Using training data as the monitoring baseline, which causes false alarms from day one of deployment.
Setting arbitrary alert thresholds without historical calibration, leading to either alert fatigue or missed detections.
Monitoring only global averages and missing subgroup failures that are masked by aggregate performance.
Treating drift detection as a statistics project rather than a system engineering problem, good monitoring requires logging pipelines, dashboards, and response procedures.
Automating retraining without validating data quality first, which can retrain the model on corrupted or biased recent data.

Best Practices

Define your monitoring strategy and baseline before deploying the model, not after problems appear.
Log all input features and model predictions from day one of deployment.
Use a stable early production window as your reference baseline rather than training data.
Calibrate alert thresholds from historical drift metrics observed during normal operation.
Monitor by segment, not just in aggregate, for any model where subgroup performance matters.
Connect drift alerts to business KPIs so statistical drift signals are always grounded in business impact.
Maintain a reproducible, testable retraining pipeline so you can respond quickly when retraining is needed.
Validate data quality before retraining, drift in the training data will be baked into the new model.

FAQ

How often should I run drift checks?

It depends on how quickly your domain changes. For financial fraud models or content recommendation systems in high-traffic applications, daily or even hourly monitoring is appropriate. For slower-moving domains like annual customer churn models, weekly monitoring may be sufficient. The key is matching your monitoring cadence to the pace of change in your data.

Should I retrain automatically when drift is detected?

Fully automated retraining is risky unless your data quality validation pipeline is robust. A more conservative approach is to trigger an alert and a human review when drift is detected, with automated retraining only after a validation step confirms data quality. The cost of retraining on corrupted data is typically higher than the cost of a manual review.

What if I cannot get labels in real time?

Work with what you have. Monitor input distributions and prediction distributions as leading indicators. Set up delayed evaluation windows that run as soon as labels become available, weekly for fraud, monthly for churn, and so on. Proxy business metrics like click-through rates or customer satisfaction scores can sometimes serve as early signals of model degradation before labels arrive.
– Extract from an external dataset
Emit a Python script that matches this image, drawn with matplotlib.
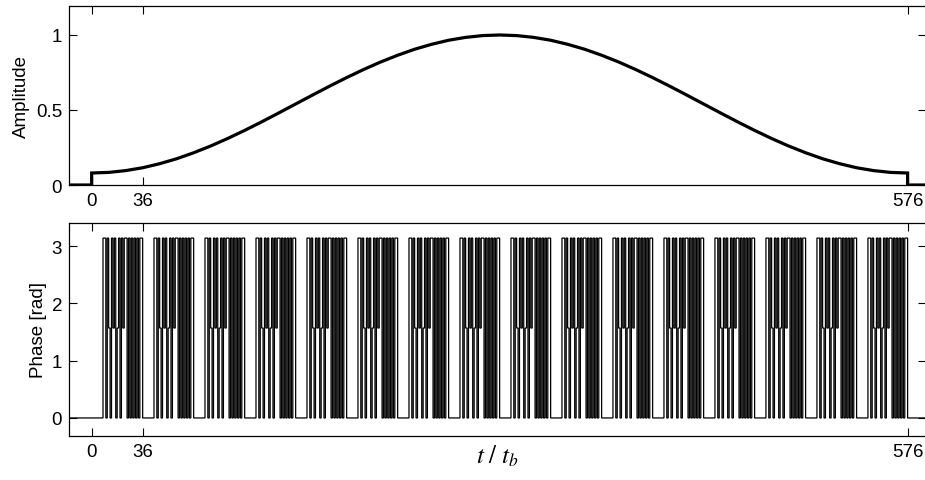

What tools exist for drift monitoring?

Several dedicated platforms support ML monitoring, including Evidently AI, WhyLabs, Arize AI, and Fiddler. Many teams also build custom pipelines using standard data infrastructure. The choice depends on your scale, existing tooling, and whether you need managed infrastructure or want full control over the monitoring logic.

References

Gama, J., Žliobaitė, I., Bifet, A., Pechenizkiy, M., & Bouchachia, A. (2014). A survey on concept drift adaptation. ACM Computing Surveys, 46(4), 1–37.
Breck, E., Cai, S., Nielsen, E., Salib, M., & Sculley, D. (2017). The ML Test Score: A Rubric for ML Production Readiness and Technical Debt Reduction. IEEE Big Data 2017.
Evidently AI. ML Monitoring Guide
WhyLabs. ML Monitoring Learning Center
Sculley, D., et al. (2015). Hidden Technical Debt in Machine Learning Systems. NeurIPS 2015.

Key Takeaways

Drift comes in three forms, data drift, label drift, and concept drift, each requiring a different detection approach and carrying different risks.
Many "drift incidents" are actually pipeline failures: broken feature sources, schema changes, or encoding bugs. Input monitoring catches these before they look like model degradation.
Statistical drift metrics are proxies. The only definitive signal is measuring real model accuracy against real outcomes once labels arrive.
Alert thresholds should be calibrated from historical data, not set arbitrarily. Uncalibrated thresholds create alert fatigue that leads teams to ignore real problems.
Monitor by segment, not just in aggregate. Subgroup failures are common and are frequently invisible in global averages.
A deployed ML model is not a finished product. It is a living system that requires the same engineering discipline as the systems that depend on it.